Cabe destacar que en esa ocasión –y tras un esfuerzo proselitista similar al de quienes sí consiguieron cargos electivos–resalta una extensa lista de candidatos inexplicables, entre ellos: los aguerridos izquierdistas Vilma Ripoll (0,76%), Néstor Pitrola (0,62%), José Montes (0,52%) y Luis Ammann (0,41%); el inclasificable Raúl Castells (0,30%) y el insistente carapintada Gustavo Breide Obeid (0,25%).
Sin embargo, el Santo Patrono indiscutido de los candidatos condenados a la nada no es otro que Juan Ricardo Mussa, quien en ese 28 de octubre había logrado sumar el 0,07% del electorado. Antes había probado suerte en los comicios porteños y su cosecha fue del 0,1%. En 2003 también corrió por la presidencia, anotándose con su creación, la Alianza Unidos o Dominados, que logró el 0,2% del total en el país.
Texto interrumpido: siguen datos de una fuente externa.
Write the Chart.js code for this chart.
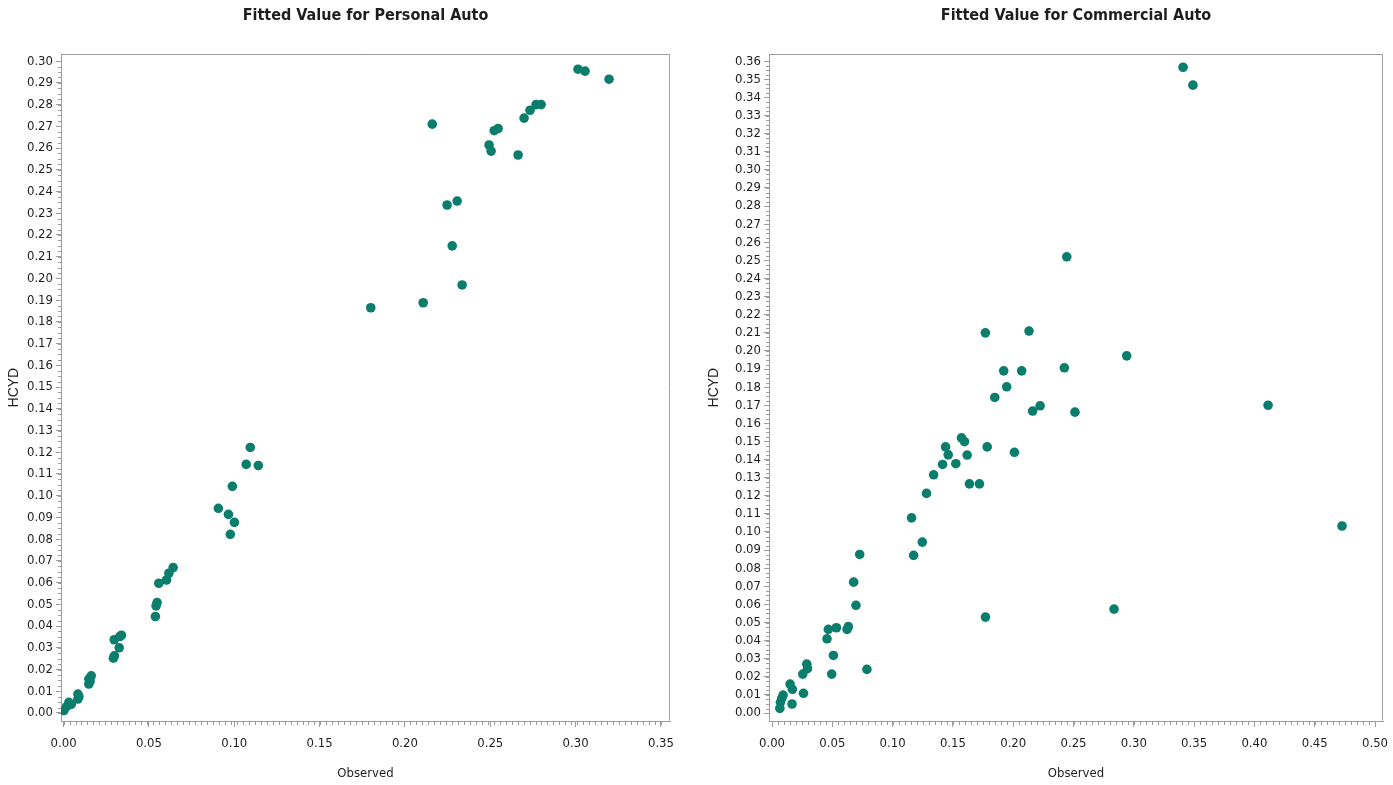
<!DOCTYPE html>
<html>
<head>
<meta charset="utf-8">
<script src="https://cdn.jsdelivr.net/npm/chart.js@4.4.1/dist/chart.umd.min.js"></script>
<style>
  html, body { margin: 0; padding: 0; background: #fff; }
  #wrap { position: relative; width: 1393px; height: 785px; }
  .box { position: absolute; top: 0; height: 785px; }
  #left { left: 0; width: 700px; }
  #right { left: 700px; width: 693px; }
</style>
</head>
<body>
<div id="wrap">
  <div class="box" id="left"><canvas id="personal"></canvas></div>
  <div class="box" id="right"><canvas id="commercial"></canvas></div>
</div>
<script>
// Personal auto: observed vs fitted HCYD
const personalObserved = [
    0.3196, 0.3014, 0.3055, 0.2798, 0.2768, 0.2733, 0.2698, 0.2546, 0.2523, 0.2493,
    0.2505, 0.2663, 0.2160, 0.2247, 0.2306, 0.2277, 0.2335, 0.2107, 0.1800, 0.1094,
    0.1070, 0.1141, 0.0989, 0.0907, 0.0966, 0.1001, 0.0977, 0.0642, 0.0617, 0.0603,
    0.0558, 0.0548, 0.0542, 0.0538, 0.0339, 0.0330, 0.0297, 0.0326, 0.0298, 0.0292,
    0.0162, 0.0148, 0.0148, 0.0155, 0.0084, 0.0084, 0.0090, 0.0031, 0.0018, 0.0002,
    0.0045
];
const personalFitted = [
    0.2917, 0.2963, 0.2954, 0.2800, 0.2800, 0.2774, 0.2738, 0.2690, 0.2680, 0.2614,
    0.2586, 0.2568, 0.2710, 0.2338, 0.2356, 0.2150, 0.1970, 0.1888, 0.1865, 0.1222,
    0.1144, 0.1139, 0.1043, 0.0942, 0.0914, 0.0877, 0.0822, 0.0669, 0.0643, 0.0612,
    0.0597, 0.0508, 0.0493, 0.0444, 0.0358, 0.0352, 0.0337, 0.0300, 0.0263, 0.0252,
    0.0171, 0.0156, 0.0133, 0.0145, 0.0087, 0.0064, 0.0075, 0.0049, 0.0029, 0.0011,
    0.0040
];

// Commercial auto: observed vs fitted HCYD
const commercialObserved = [
    0.3408, 0.3490, 0.2444, 0.1769, 0.2131, 0.2941, 0.2424, 0.1921, 0.2070, 0.1946,
    0.1847, 0.2161, 0.2223, 0.2512, 0.4113, 0.4726, 0.2836, 0.1571, 0.1596, 0.1439,
    0.1461, 0.1618, 0.1784, 0.2010, 0.1414, 0.1524, 0.1340, 0.1637, 0.1720, 0.1281,
    0.1157, 0.1246, 0.1174, 0.0727, 0.0677, 0.0696, 0.1770, 0.0633, 0.0622, 0.0534,
    0.0467, 0.0456, 0.0509, 0.0495, 0.0787, 0.0288, 0.0294, 0.0255, 0.0261, 0.0150,
    0.0169, 0.0166, 0.0092, 0.0081, 0.0070, 0.0065
];
const commercialFitted = [
    0.3567, 0.3468, 0.2520, 0.2100, 0.2110, 0.1973, 0.1907, 0.1890, 0.1890, 0.1802,
    0.1743, 0.1668, 0.1697, 0.1662, 0.1700, 0.1033, 0.0574, 0.1520, 0.1499, 0.1470,
    0.1426, 0.1425, 0.1470, 0.1440, 0.1373, 0.1377, 0.1316, 0.1266, 0.1266, 0.1213,
    0.1078, 0.0944, 0.0871, 0.0876, 0.0723, 0.0595, 0.0530, 0.0477, 0.0462, 0.0471,
    0.0462, 0.0410, 0.0318, 0.0215, 0.0241, 0.0270, 0.0245, 0.0215, 0.0109, 0.0160,
    0.0131, 0.0050, 0.0099, 0.0081, 0.0059, 0.0026
];

// Tick labels
const personalXTicks = [0, 0.05, 0.10, 0.15, 0.20, 0.25, 0.30, 0.35];
const personalYTicks = [0, 0.01, 0.02, 0.03, 0.04, 0.05, 0.06, 0.07, 0.08, 0.09, 0.10,
    0.11, 0.12, 0.13, 0.14, 0.15, 0.16, 0.17, 0.18, 0.19, 0.20,
    0.21, 0.22, 0.23, 0.24, 0.25, 0.26, 0.27, 0.28, 0.29, 0.30];
const commercialXTicks = [0, 0.05, 0.10, 0.15, 0.20, 0.25, 0.30, 0.35, 0.40, 0.45, 0.50];
const commercialYTicks = [0, 0.01, 0.02, 0.03, 0.04, 0.05, 0.06, 0.07, 0.08, 0.09, 0.10,
    0.11, 0.12, 0.13, 0.14, 0.15, 0.16, 0.17, 0.18, 0.19, 0.20,
    0.21, 0.22, 0.23, 0.24, 0.25, 0.26, 0.27, 0.28, 0.29, 0.30,
    0.31, 0.32, 0.33, 0.34, 0.35, 0.36];

const POINT_COLOR = '#0b7d6c';
const AXIS_GREY = '#9c9c9c';
const TEXT_COLOR = '#1e1e1e';
const NARROW = "'Liberation Sans Narrow', 'DejaVu Sans Condensed', 'Arial Narrow', sans-serif";

// frame on top/right plus short minor ticks, SAS style
const framePlugin = {
    id: 'frameMinor',
    afterDraw(chart, args, opts) {
        const { ctx, chartArea: a, scales } = chart;
        ctx.save();
        ctx.strokeStyle = AXIS_GREY;
        ctx.lineWidth = 1;
        ctx.beginPath();
        ctx.moveTo(Math.round(a.left) + 0.5, Math.round(a.top) + 0.5);
        ctx.lineTo(Math.round(a.right) - 0.5, Math.round(a.top) + 0.5);
        ctx.lineTo(Math.round(a.right) - 0.5, Math.round(a.bottom) - 0.5);
        ctx.stroke();

        ctx.beginPath();
        const xs = scales.x;
        for (let i = 0; i <= Math.round(opts.xMax / opts.xStep); i++) {
            const px = Math.round(xs.getPixelForValue(i * opts.xStep)) + 0.5;
            ctx.moveTo(px, a.bottom);
            ctx.lineTo(px, a.bottom + 4);
        }
        const ys = scales.y;
        for (let i = 0; i <= Math.round(opts.yMax / opts.yStep); i++) {
            const py = Math.round(ys.getPixelForValue(i * opts.yStep)) + 0.5;
            ctx.moveTo(a.left - 3, py);
            ctx.lineTo(a.left, py);
        }
        ctx.stroke();
        ctx.restore();
    }
};

function makeChart(id, title, xs, ys, xTicks, yTicks, xRange, yRange, yWidth, padRight, minor) {
    const points = xs.map((x, i) => ({ x, y: ys[i] }));
    return new Chart(document.getElementById(id), {
        type: 'scatter',
        data: {
            datasets: [{
                data: points,
                backgroundColor: POINT_COLOR,
                borderColor: POINT_COLOR,
                pointRadius: 4.8,
                pointHoverRadius: 4.8,
                borderWidth: 0
            }]
        },
        options: {
            responsive: true,
            maintainAspectRatio: false,
            animation: false,
            layout: { padding: { left: 0, right: padRight, top: 0, bottom: 0 } },
            plugins: {
                legend: { display: false },
                tooltip: { enabled: false },
                title: {
                    display: true,
                    text: title,
                    fullSize: false,
                    color: TEXT_COLOR,
                    font: { family: NARROW, size: 16, weight: 'bold' },
                    padding: { top: 6, bottom: 29 }
                },
                frameMinor: minor
            },
            scales: {
                x: {
                    type: 'linear',
                    min: xRange[0],
                    max: xRange[1],
                    afterBuildTicks: s => { s.ticks = xTicks.map(v => ({ value: v })); },
                    afterFit: s => { s.height = 64; s.paddingLeft = 0; s.paddingRight = 0; },
                    grid: { drawOnChartArea: false, color: AXIS_GREY, tickLength: 6 },
                    border: { color: AXIS_GREY },
                    ticks: {
                        color: TEXT_COLOR,
                        padding: 9,
                        maxRotation: 0,
                        autoSkip: false,
                        font: { family: NARROW, size: 13 },
                        callback: v => v.toFixed(2)
                    },
                    title: {
                        display: true,
                        text: 'Observed',
                        color: TEXT_COLOR,
                        font: { family: NARROW, size: 13 },
                        padding: { top: 0, bottom: 4 }
                    }
                },
                y: {
                    type: 'linear',
                    min: yRange[0],
                    max: yRange[1],
                    afterBuildTicks: s => { s.ticks = yTicks.map(v => ({ value: v })); },
                    afterFit: s => { s.width = yWidth; s.paddingTop = 0; s.paddingBottom = 0; },
                    grid: { drawOnChartArea: false, color: AXIS_GREY, tickLength: 5 },
                    border: { color: AXIS_GREY },
                    ticks: {
                        color: TEXT_COLOR,
                        padding: 3,
                        autoSkip: false,
                        font: { family: NARROW, size: 13 },
                        callback: v => v.toFixed(2)
                    },
                    title: {
                        display: true,
                        text: 'HCYD',
                        color: TEXT_COLOR,
                        font: { family: "'Liberation Sans', Arial, sans-serif", size: 14 },
                        padding: { top: 6, bottom: 0 }
                    }
                }
            }
        },
        plugins: [framePlugin]
    });
}

makeChart('personal', 'Fitted Value for Personal Auto',
    personalObserved, personalFitted, personalXTicks, personalYTicks,
    [-0.0015, 0.3553], [-0.0037, 0.3032], 61, 30,
    { xStep: 0.0035, xMax: 0.35, yStep: 0.0025, yMax: 0.30 });

makeChart('commercial', 'Fitted Value for Commercial Auto',
    commercialObserved, commercialFitted, commercialXTicks, commercialYTicks,
    [-0.0025, 0.5066], [-0.0044, 0.3639], 69, 10,
    { xStep: 0.005, xMax: 0.50, yStep: 0.0025, yMax: 0.36 });
</script>
</body>
</html>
Asimismo había sido candidato en 1999: aquella vez armó un sello denominado Alianza Social Cristiana, que reunió el 0,33%. En ese año, a la vez, intentó ser jefe de gobierno de la Ciudad de Buenos Aires y terminó último, con el 0,09%.
Hace ya mucho tiempo que el señor Mussa, un extravagante empresario textil que se define como un "peronista doctrinario", despunta el sueño de convertirse en un sorpresivo fenómeno de las estadísticas. Ello le granjeó cierta popularidad entre los cultores de la picaresca. En todo caso, su mérito fue haberse transformado en el emergente depositario de un vasto sector de la clase política. Es posible que ese, precisamente, haya sido el único beneficio que habría conseguido a fuerza de ser un eterno candidato.